Historically, and particularly in recent history, invasions of one country into another are generally justified as "it will be better for the residents of country B if they are ruled by country A instead of their current rulers". This was the case with both Iraq and Afghanistan, and, as it's played out by history, has actually somehow more or less turned out to be true in those 2 examples. Now, the situation in Ukraine is confusing, because news media are alternately claiming Ukraine to be a Western-style democracy but also a corrupt oligarchy (not that those two things are entirely incompatible with one another, but I digress), so it's difficult to determine to an outside observer.
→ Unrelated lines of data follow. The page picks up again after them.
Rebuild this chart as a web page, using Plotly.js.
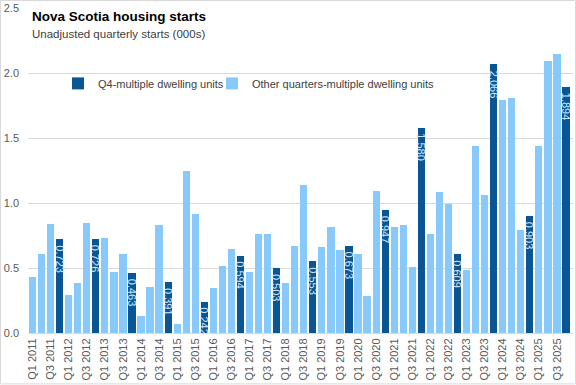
<!DOCTYPE html>
<html>
<head>
<meta charset="utf-8">
<script src="https://cdn.plot.ly/plotly-3.0.1.min.js"></script>
<style>html,body{margin:0;padding:0;background:#fff;}#chart{width:576px;height:385px;}</style>
</head>
<body>
<div id="chart"></div>
<script>
const years = [2011,2012,2013,2014,2015,2016,2017,2018,2019,2020,2021,2022,2023,2024,2025];
const quarters = ["Q1","Q2","Q3","Q4"];
const categories = [];
years.forEach(y => quarters.forEach(q => categories.push(q + " " + y)));

// Q4 multiple dwelling units (000s), one per year
const q4Values = [0.723,0.726,0.463,0.391,0.242,0.594,0.503,0.553,0.673,0.947,1.580,0.609,2.066,0.903,1.894];
// Other quarters (Q1,Q2,Q3) per year
const otherValues = [
  0.43,0.604,0.835,
  0.296,0.381,0.85,
  0.727,0.473,0.61,
  0.129,0.352,0.827,
  0.068,1.25,0.912,
  0.345,0.519,0.65,
  0.473,0.758,0.765,
  0.381,0.673,1.142,
  0.665,0.819,0.635,
  0.61,0.288,1.096,
  0.812,0.827,0.504,
  0.765,1.088,0.996,
  0.488,1.442,1.058,
  1.796,1.81,0.796,
  1.442,2.096,2.15
];
const tickLabels = categories.filter(c => c.startsWith("Q1") || c.startsWith("Q3"));

const q4Y = [], otherY = [];
let qi = 0, oi = 0;
categories.forEach(c => {
  if (c.startsWith("Q4")) { q4Y.push(q4Values[qi++]); otherY.push(null); }
  else { q4Y.push(null); otherY.push(otherValues[oi++]); }
});

const W = 576, H = 385;
const M = {l: 28, r: 3, t: 8, b: 51.5};
const pw = W - M.l - M.r, ph = H - M.t - M.b;

const font = "Liberation Sans, Arial, sans-serif";
const traces = [
  {
    type: "bar", name: "Q4-multiple dwelling units",
    x: categories, y: q4Y,
    marker: {color: "#0a5694"},
    legend: "legend",
    hoverinfo: "x+y"
  },
  {
    type: "bar", name: "Other quarters-multiple dwelling units",
    x: categories, y: otherY,
    marker: {color: "#88c9fb"},
    legend: "legend2",
    hoverinfo: "x+y"
  }
];

const labelAnns = [];
categories.forEach((c, i) => {
  if (q4Y[i] != null) {
    labelAnns.push({
      x: c, y: q4Y[i], xref: "x", yref: "y",
      text: q4Y[i].toFixed(3), textangle: 90, showarrow: false,
      xanchor: "center", yanchor: "top", yshift: -5, borderpad: 0,
      font: {family: font, size: 11, color: "#cfe8fc"}
    });
  }
});

const legendBase = {orientation: "h", xanchor: "left", y: 0.768, yanchor: "middle",
  font: {family: font, size: 11, color: "#404040"}, bgcolor: "rgba(0,0,0,0)"};

const layout = {
  width: W, height: H,
  margin: M,
  barmode: "stack", bargap: 0.2,
  paper_bgcolor: "#fff", plot_bgcolor: "#fff",
  font: {family: font, size: 11, color: "#595959"},
  showlegend: true,
  legend: Object.assign({}, legendBase, {x: (58 - M.l) / pw}),
  legend2: Object.assign({}, legendBase, {x: (212 - M.l) / pw}),
  xaxis: {type: "category", tickmode: "array", tickvals: tickLabels, ticktext: tickLabels,
          tickangle: -90, showgrid: false, showline: true, linecolor: "#d9d9d9", linewidth: 1,
          ticks: "", tickfont: {family: font, size: 11, color: "#595959"}, fixedrange: true},
  yaxis: {range: [0, 2.5], dtick: 0.5, tickformat: ".1f", showgrid: true, gridcolor: "#d9d9d9",
          gridwidth: 1, zeroline: false, ticks: "", showline: false, ticklabelstandoff: 8,
          tickfont: {family: font, size: 11, color: "#595959"}, fixedrange: true},
  annotations: [
    {xref: "paper", yref: "paper", x: (30 - M.l) / pw, y: (H - M.b - 17) / ph, xanchor: "left", yanchor: "middle",
     text: "<b>Nova Scotia housing starts</b>", showarrow: false,
     font: {family: font, size: 13.5, color: "#000"}},
    {xref: "paper", yref: "paper", x: (30 - M.l) / pw, y: (H - M.b - 34) / ph, xanchor: "left", yanchor: "middle",
     text: "Unadjusted quarterly starts (000s)", showarrow: false,
     font: {family: font, size: 11.5, color: "#404040"}}
  ].concat(labelAnns),
  shapes: [
    {type: "rect", xref: "paper", yref: "paper",
     x0: (0.5 - M.l) / pw, x1: (W - 0.5 - M.l) / pw,
     y0: -(M.b - 0.5) / ph, y1: (H - M.b - 0.5) / ph,
     line: {color: "#d9d9d9", width: 1}, fillcolor: "rgba(0,0,0,0)", layer: "below"}
  ]
};

Plotly.newPlot("chart", traces, layout, {displayModeBar: false, staticPlot: true});
</script>
</body>
</html>
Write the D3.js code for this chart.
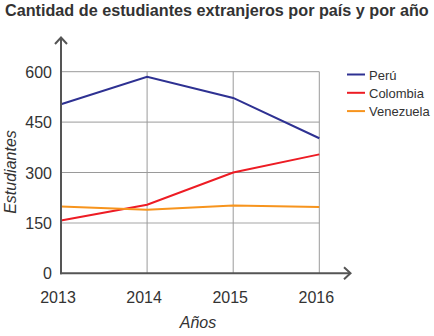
<!DOCTYPE html>
<html>
<head>
<meta charset="utf-8">
<script src="https://cdn.jsdelivr.net/npm/d3@7"></script>
<style>
  body { margin: 0; background: #fff; }
  text { font-family: "Liberation Sans", Arial, sans-serif; }
</style>
</head>
<body>
<div id="chart"></div>
<script>
var years = [2013, 2014, 2015, 2016];
var yTicks = [0, 150, 300, 450, 600];
var peru = [503, 585, 522, 402];
var colombia = [157, 204, 300, 354];
var venezuela = [199, 189, 202, 197];

var series = [
    {name: "Perú", values: peru, color: "#2e3192"},
    {name: "Colombia", values: colombia, color: "#ed1c24"},
    {name: "Venezuela", values: venezuela, color: "#f7941d"}
];

var w = 434;
var h = 336;

var svg = d3.select("#chart")
    .append("svg")
    .attr("width", w)
    .attr("height", h);

var x = d3.scaleLinear()
    .domain([2013, 2016])
    .range([61, 319.3]);

var y = d3.scaleLinear()
    .domain([0, 600])
    .range([273.3, 71.7]);

// title
svg.append("text")
    .attr("x", 5)
    .attr("y", 16)
    .attr("font-size", 16.2)
    .attr("font-weight", "bold")
    .attr("fill", "#333")
    .text("Cantidad de estudiantes extranjeros por país y por año");

// grid
svg.selectAll("line.hgrid")
    .data(yTicks.filter(function(d) { return d > 0; }))
    .enter()
    .append("line")
    .attr("class", "hgrid")
    .attr("x1", x(2013))
    .attr("x2", x(2016))
    .attr("y1", function(d) { return y(d); })
    .attr("y2", function(d) { return y(d); })
    .attr("stroke", function(d) { return d == 150 ? "#d2d2d2" : "#9a9a9a"; })
    .attr("stroke-width", function(d) { return d == 150 ? 2 : 1; });

svg.selectAll("line.vgrid")
    .data(years.slice(1))
    .enter()
    .append("line")
    .attr("class", "vgrid")
    .attr("x1", function(d) { return x(d); })
    .attr("x2", function(d) { return x(d); })
    .attr("y1", y(600))
    .attr("y2", y(0))
    .attr("stroke", "#9a9a9a")
    .attr("stroke-width", 1);

// series lines
var line = d3.line()
    .x(function(d, i) { return x(years[i]); })
    .y(function(d) { return y(d); });

svg.selectAll("path.serie")
    .data(series)
    .enter()
    .append("path")
    .attr("class", "serie")
    .attr("fill", "none")
    .attr("stroke", function(d) { return d.color; })
    .attr("stroke-width", 2)
    .attr("d", function(d) { return line(d.values); });

// axes with arrows
var axisColor = "#555";
var x0 = x(2013), y0 = y(0);
svg.append("line")
    .attr("x1", x0).attr("y1", y0 + 1)
    .attr("x2", x0).attr("y2", 38)
    .attr("stroke", axisColor).attr("stroke-width", 2);
svg.append("path")
    .attr("d", "M" + (x0 - 6) + "," + 44 + "L" + x0 + "," + 37.5 + "L" + (x0 + 6) + "," + 44)
    .attr("fill", "none").attr("stroke", axisColor).attr("stroke-width", 2);
svg.append("line")
    .attr("x1", x0 - 1).attr("y1", y0)
    .attr("x2", 350).attr("y2", y0)
    .attr("stroke", axisColor).attr("stroke-width", 2);
svg.append("path")
    .attr("d", "M" + 344 + "," + (y0 - 6) + "L" + 350.5 + "," + y0 + "L" + 344 + "," + (y0 + 6))
    .attr("fill", "none").attr("stroke", axisColor).attr("stroke-width", 2);

// tick labels
svg.selectAll("text.ytick")
    .data(yTicks)
    .enter()
    .append("text")
    .attr("class", "ytick")
    .attr("x", 52)
    .attr("y", function(d) { return y(d) + 6; })
    .attr("text-anchor", "end")
    .attr("font-size", 16)
    .attr("fill", "#333")
    .text(function(d) { return d; });

svg.selectAll("text.xtick")
    .data(years)
    .enter()
    .append("text")
    .attr("class", "xtick")
    .attr("x", function(d) { return x(d) - 3; })
    .attr("y", 303)
    .attr("text-anchor", "middle")
    .attr("font-size", 16)
    .attr("fill", "#333")
    .text(function(d) { return d; });

// axis titles
svg.append("text")
    .attr("x", 198)
    .attr("y", 328)
    .attr("text-anchor", "middle")
    .attr("font-size", 16)
    .attr("font-style", "italic")
    .attr("fill", "#333")
    .text("Años");

svg.append("text")
    .attr("transform", "translate(16,172) rotate(-90)")
    .attr("text-anchor", "middle")
    .attr("font-size", 16)
    .attr("font-style", "italic")
    .attr("fill", "#333")
    .text("Estudiantes");

// legend
var legend = svg.selectAll("g.legend")
    .data(series)
    .enter()
    .append("g")
    .attr("class", "legend")
    .attr("transform", function(d, i) { return "translate(347," + (74.5 + i * 18.3) + ")"; });

legend.append("line")
    .attr("x1", 0).attr("x2", 18)
    .attr("stroke", function(d) { return d.color; })
    .attr("stroke-width", 2);

legend.append("text")
    .attr("x", 22)
    .attr("y", 5)
    .attr("font-size", 13)
    .attr("fill", "#333")
    .text(function(d) { return d.name; });
</script>
</body>
</html>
It seems to be the case that it is commonly agreed upon that this is not true of the current Russia-Ukraine conflict, that there is no possible way that Ukraine will be "better off" under Russian control than under its own control. However, I am unfamiliar with the specifics of that argument, only that it is so stated and agreed. So my question is, as someone who knows very little about the internal workings of Russia or of Ukraine: If Putin were to make a similar claim to the above, that the lives of Ukranians would be better under Russian rule as opposed to their own rule, what evidence to we have to falsify that statement? Obviously general considerations of one country being taken over by another include the right to self-governance, which is certainly one issue, but I'm wondering more specifically regarding the particular parties of engagement in this conflict rather than general considerations. What, specifically, is it believed that Russia would do negatively to Ukraine, if it was to take over?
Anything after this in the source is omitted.